Tiger Woods overcame some crooked shots with a few clutch putts, none bigger than a 35-footer for par on the 14th hole when Jim Furyk was poised to turn the final US golf tournament of the year into a two-man race.
Four holes later, it was a one-man show again.
Furyk dumped his next tee shot into the water to take double bogey, Woods finished off his round with a birdie, and the tournament host and defending champion found himself six shots clear going into the final round.
"Those two holes there were the difference," Woods said.
Woods, who is at 18-under (198), missed breaking the tournament's 54-hole record by one shot.
Furyk didn't play poorly except for his 6-iron on the 15th that he said "barely hit the grooves." He wound up with a 69 and earned another date with Woods in the final round yesterday.
Masters champion Zach Johnson played bogey-free but had only three birdies on another glorious day in the Santa Monica mountains, with his 69 leaving him seven shots behind.
Johnson was asked how far behind was too far.
"What's Tiger at -- 18 under? What am I, 11? That's too far," he said. "Part of it is who's in front of you. It shouldn't be part of it, but when it comes to one individual, that's part of it."

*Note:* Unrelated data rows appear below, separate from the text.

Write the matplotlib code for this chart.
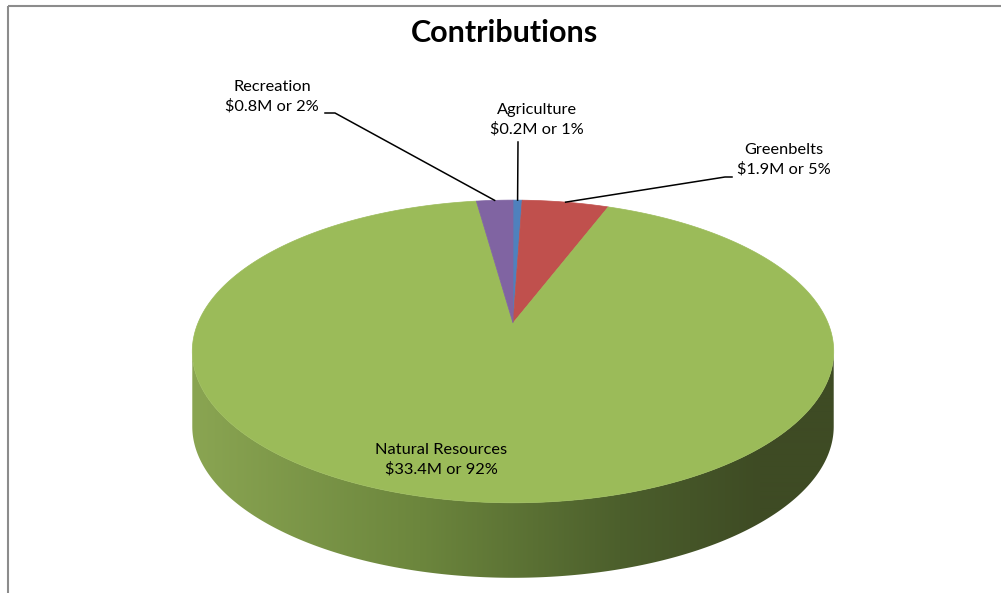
import matplotlib.pyplot as plt
import numpy as np
from matplotlib.patches import Polygon, Rectangle

# data, in clockwise order from 12 o'clock
categories = ['Agriculture', 'Greenbelts', 'Natural Resources', 'Recreation']
values = [0.2, 1.9, 33.4, 0.8]          # $M
pct_labels = ['1%', '5%', '92%', '2%']
colors = ['#4F81BD', '#C0504D', '#9BBB59', '#8064A2']

# pie geometry in pixel space (Excel style 3-D pie with perspective)
CX, CY = 513, 323
A, B, K = 315, 146, 0.188
DEPTH = 75


def rim(phi):
    """project a point of the unit circle (angle in rad) onto the tilted top face"""
    w = 1 + K * np.sin(phi)
    return CX + A * np.cos(phi) / w, CY - B * np.sin(phi) / w


fig = plt.figure(figsize=(10.01, 5.93), dpi=100)
ax = fig.add_axes([0, 0, 1, 1])
ax.set_xlim(0, 1001)
ax.set_ylim(593, 0)
ax.axis('off')

# chart frame
ax.add_patch(Rectangle((8, 6), 1100, 700, fill=False, edgecolor='#8C8C8C', lw=1.5))

# side wall (front half, all of it belongs to the big slice), shaded left to right
phi_l = np.pi + np.arcsin(K)
phi_r = 2 * np.pi - np.arcsin(K)
ph = np.linspace(phi_l, phi_r, 300)
top = np.array([rim(p) for p in ph])
bot = top[::-1] + [0, DEPTH]
side = Polygon(np.vstack([top, bot]), closed=True, facecolor='none', edgecolor='none')
ax.add_patch(side)

gx = np.arange(185, 845)
stops_x = [192, 420, 620, 760, 840]
stops_c = np.array([[0x8A, 0xA5, 0x52], [0x6C, 0x86, 0x3D], [0x4C, 0x5F, 0x2C],
                    [0x3E, 0x4B, 0x24], [0x3E, 0x4B, 0x24]]) / 255
grad = np.stack([np.interp(gx, stops_x, stops_c[:, i]) for i in range(3)], axis=-1)
img = ax.imshow(grad[None, :, :], extent=(185, 845, 600, 330), aspect='auto',
                interpolation='bilinear')
img.set_clip_path(side)

# top face wedges
total = sum(values)
start = np.pi / 2
mids = []
for v, c in zip(values, colors):
    sweep = 2 * np.pi * v / total
    ts = np.linspace(start, start - sweep, max(int(sweep * 60), 4))
    pts = [(CX, CY)] + [rim(t) for t in ts]
    ax.add_patch(Polygon(pts, closed=True, facecolor=c, edgecolor=c, lw=0.5, zorder=3))
    mids.append(start - sweep / 2)
    start -= sweep

# title
ax.text(505, 33, 'Contributions', ha='center', va='center', fontsize=22,
        fontweight='bold', family='Lato')

# labels and leader lines
label_pos = {
    'Agriculture': (537, 120),
    'Greenbelts': (784, 160),
    'Natural Resources': (441, 460),
    'Recreation': (272, 97),
}
leader_pts = {
    'Agriculture': [(518, 142)],
    'Greenbelts': [(732, 177), (725, 177)],
    'Recreation': [(325, 113), (335, 113)],
}
for name, v, p, mid in zip(categories, values, pct_labels, mids):
    lx, ly = label_pos[name]
    ax.text(lx, ly, f'{name}\n${v:.1f}M or {p}', ha='center', va='center',
            fontsize=11.8, family='Lato', linespacing=1.42, zorder=5)
    if name in leader_pts:
        ex, ey = rim(mid)
        pts = leader_pts[name] + [(ex, ey)]
        ax.plot([q[0] for q in pts], [q[1] for q in pts], color='black', lw=1.1, zorder=4)

fig.savefig('out.png', dpi=100)
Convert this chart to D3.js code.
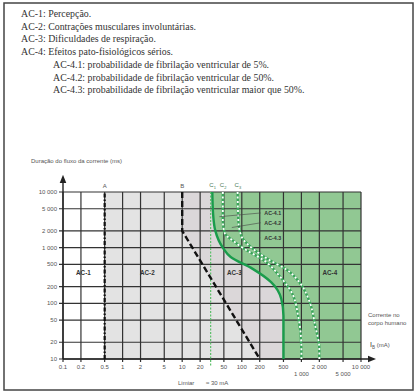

Woods has never lost a tournament in 11 years as a pro when leading by more than one shot going into the last round. And he already is a three-time champion at Sherwood Country Club.
Woods was asked what advice he would give someone trying to make up a six-shot deficit.
"Make a lot of birdies," he said.
Woods made them seven of them, but the bigger shots were for par. Starting the round with a four-shot lead, he kept his margin with an imaginative pitch from about 30 yards short of the 10th green, hooding his sand wedge for the ball to skip up the slope of the green and stop 2 feet away for birdie.
But on each of the next four holes, Furyk looked as though he would pick up a shot.
Woods hit his drive well to the right on the par-5 11th, so severely blocked by trees that he pitched out nearly sideways, and he wound up holing an 18-foot putt to match birdies with Furyk. On the next hole, Woods got up-and-down from a bunker while Furyk missed a bending birdie putt from 8 feet.
The big blow came on the 14th.
Woods found a huge clump of mud on his ball from the middle of the fairway, and his approach sailed left and plugged into the side of a bunker. The best he could do was blast out some 35 feet past the cup.
Furyk, coming off a birdie on the 13th to reach 14 under, was already in for par when he watched Woods posed over his putt and quickly lift his putter when the ball disappeared.
"It looked like it could have been a two-shot gap, and ended up a five-shot gap real quick," Furyk said. "Tiger has a way of keeping the pedal down ... and now it's six."